David Cameron: “If you think you can just establish a European Parliament and a flag and everyone will be loyal to it, that’s nonsense.”
Esko Aho (former Finnish Prime Minister) : “Europe is top of the world in designing strategies but is slow in acting”
Michael Rake (Chair, BT) “ There has been too much intellectual discussion … We’ve spent too much time focusing on the Lisbon Treaty rather than the Lisbon Agenda. Europe is facing huge competition from the South and the East in a globalized economy. It is very difficult for politicians to deal with this. It takes huge courage to say the truth clearly and to follow-up on it. It will require huge levels of leadership to bring us together now.”
All four are spot on. The crisis of the eurocrisis is slowly making leaders realise that we now live in a different world to that when the EU was first started in a small way in 1956. The processes, the mental attitude of the Euro-elites, are out of date. Forming an ever closer union by small steps so no-one would notice is no longer valid. “Unity in diversity” is valid only if the emphasis is on “unity”. Those who prioritize “diversity” are those who are now holding back the European dream in todays’ world. The most recent example being the squabbles over the European Patent Office. It brings considerable economic benefit to European companies in the global market place. Delayed and stalled because of languages and location squabbles.
If you want to prioritize diversity then you need to accept a much looser, more fragmented Europe. That’s what Cameron would want; it’s not what the Europhiles have professed they want. Now is the time , as Merkel says, to move authority to Brussels and away from national decisions.
But there is a catch and Cameron identifies it perfectly. Well two catches. The EU institutions in Brussels are not fit for this new purpose. They were designed for a different world and a different purpose (even as recently as the Lisbon treaty).
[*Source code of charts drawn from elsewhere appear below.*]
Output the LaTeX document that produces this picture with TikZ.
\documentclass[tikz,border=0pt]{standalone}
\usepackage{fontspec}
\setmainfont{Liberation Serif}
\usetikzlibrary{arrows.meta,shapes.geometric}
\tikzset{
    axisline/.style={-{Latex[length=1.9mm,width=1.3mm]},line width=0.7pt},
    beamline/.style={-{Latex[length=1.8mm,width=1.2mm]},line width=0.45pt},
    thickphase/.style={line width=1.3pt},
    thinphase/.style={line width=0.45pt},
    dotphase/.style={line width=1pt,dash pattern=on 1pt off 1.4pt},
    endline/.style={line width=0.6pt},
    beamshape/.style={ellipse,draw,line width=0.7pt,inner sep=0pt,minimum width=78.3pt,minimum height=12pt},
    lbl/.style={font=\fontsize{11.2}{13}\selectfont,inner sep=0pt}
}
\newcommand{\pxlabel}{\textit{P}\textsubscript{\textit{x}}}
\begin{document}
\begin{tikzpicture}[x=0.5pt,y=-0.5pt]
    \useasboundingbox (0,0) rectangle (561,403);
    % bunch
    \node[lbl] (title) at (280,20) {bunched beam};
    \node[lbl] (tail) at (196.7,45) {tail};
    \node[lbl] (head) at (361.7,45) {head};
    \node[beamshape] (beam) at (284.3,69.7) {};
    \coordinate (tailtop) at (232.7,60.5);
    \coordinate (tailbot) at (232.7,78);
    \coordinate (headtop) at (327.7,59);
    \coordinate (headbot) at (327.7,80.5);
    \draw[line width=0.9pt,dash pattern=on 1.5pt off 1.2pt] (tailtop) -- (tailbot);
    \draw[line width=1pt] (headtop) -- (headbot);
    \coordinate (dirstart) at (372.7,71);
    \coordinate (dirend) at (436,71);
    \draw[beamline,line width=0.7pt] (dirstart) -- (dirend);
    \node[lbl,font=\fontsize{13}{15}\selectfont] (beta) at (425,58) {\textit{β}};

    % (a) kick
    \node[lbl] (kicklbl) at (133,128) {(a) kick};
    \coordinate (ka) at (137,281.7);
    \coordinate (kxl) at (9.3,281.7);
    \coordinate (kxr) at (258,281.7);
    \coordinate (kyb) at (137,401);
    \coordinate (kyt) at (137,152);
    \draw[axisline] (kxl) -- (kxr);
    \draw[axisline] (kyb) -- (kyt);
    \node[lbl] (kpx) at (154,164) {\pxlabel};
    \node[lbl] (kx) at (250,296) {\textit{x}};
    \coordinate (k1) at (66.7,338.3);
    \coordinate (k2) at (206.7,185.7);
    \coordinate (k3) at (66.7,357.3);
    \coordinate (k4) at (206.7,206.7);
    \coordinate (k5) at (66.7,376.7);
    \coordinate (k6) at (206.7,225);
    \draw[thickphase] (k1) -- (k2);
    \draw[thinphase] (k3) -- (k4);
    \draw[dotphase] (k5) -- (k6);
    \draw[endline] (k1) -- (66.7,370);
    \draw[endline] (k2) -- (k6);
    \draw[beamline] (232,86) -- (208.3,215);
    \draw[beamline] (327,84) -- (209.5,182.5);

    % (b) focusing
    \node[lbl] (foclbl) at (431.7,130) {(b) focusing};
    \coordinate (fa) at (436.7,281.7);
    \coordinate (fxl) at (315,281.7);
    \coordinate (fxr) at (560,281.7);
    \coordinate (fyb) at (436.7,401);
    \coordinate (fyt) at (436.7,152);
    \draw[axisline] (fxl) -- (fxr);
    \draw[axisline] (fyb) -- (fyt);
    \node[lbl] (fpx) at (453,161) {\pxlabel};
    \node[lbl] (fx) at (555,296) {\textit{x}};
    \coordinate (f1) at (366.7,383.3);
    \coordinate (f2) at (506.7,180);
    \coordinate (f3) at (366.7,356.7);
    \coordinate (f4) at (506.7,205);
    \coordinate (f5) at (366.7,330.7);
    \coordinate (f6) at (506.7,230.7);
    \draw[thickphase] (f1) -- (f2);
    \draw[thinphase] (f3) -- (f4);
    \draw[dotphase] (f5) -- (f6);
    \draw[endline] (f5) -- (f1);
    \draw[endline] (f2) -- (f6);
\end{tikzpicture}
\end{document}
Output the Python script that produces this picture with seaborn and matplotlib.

They are not right in structural terms (and certainly not in efficiency terms) and neither in terms of the internal culture. A stronger centre cannot work with intra-institutional bickering.
The second reason is demonstrated daily in the streets of Spain and Greece and other member states. The “democratic deficit” long agonised over but rarely tackled in a serious manner (Mark Leonard points out the German problem) becomes a democratic nightmare if powers are transferred a la Merkel to the existing Brussels structure. It is noticeable how little the weak European Parliament has been involved in the crisis of the eurocrisis. The “secret” cabal of wise men (Juncker, van Rompuy, Draghi and Barroso) asked to come up with a vision excludes the Parliament.
The EU has been built-in the crab-like culture of hidden alleyways. In many ways it has been successful (again Cameron points out the real impact of low-cost air travel and cheaper roaming charges: pragmatic not intellectual).
A new European Union is called for: a strong Parliament for democratic control: a single President presiding, subject to Parliament over a European civil service (a reformed Commission) who are accountable to the Parliament in far more detail and authority than “co-decision” can ever achieve.
But it is essential to gain public support. Not through fear as demonstrated in the recent Irish vote. Not through bullying and threats as we are seeing before the Greek vote; not through symbolism as Cameron warns against; but through a bottom up, citizens led new Europe.
That is what the Year of Active Citizenship should be about rather than extolling the virtues of the current Commission. Let us not repeat the mistake of the Convention. It started with the aim of bringing Europe closer to the people (surely the wrong way round but let’s overlook that) and ended up under the Kerr/Amato insiders smug approach of a constitution of supreme legal and bureaucratic sub-clauses. A ratings agency would have used its lowest junk score.
More Europe? Yes. But not more of the same Europe.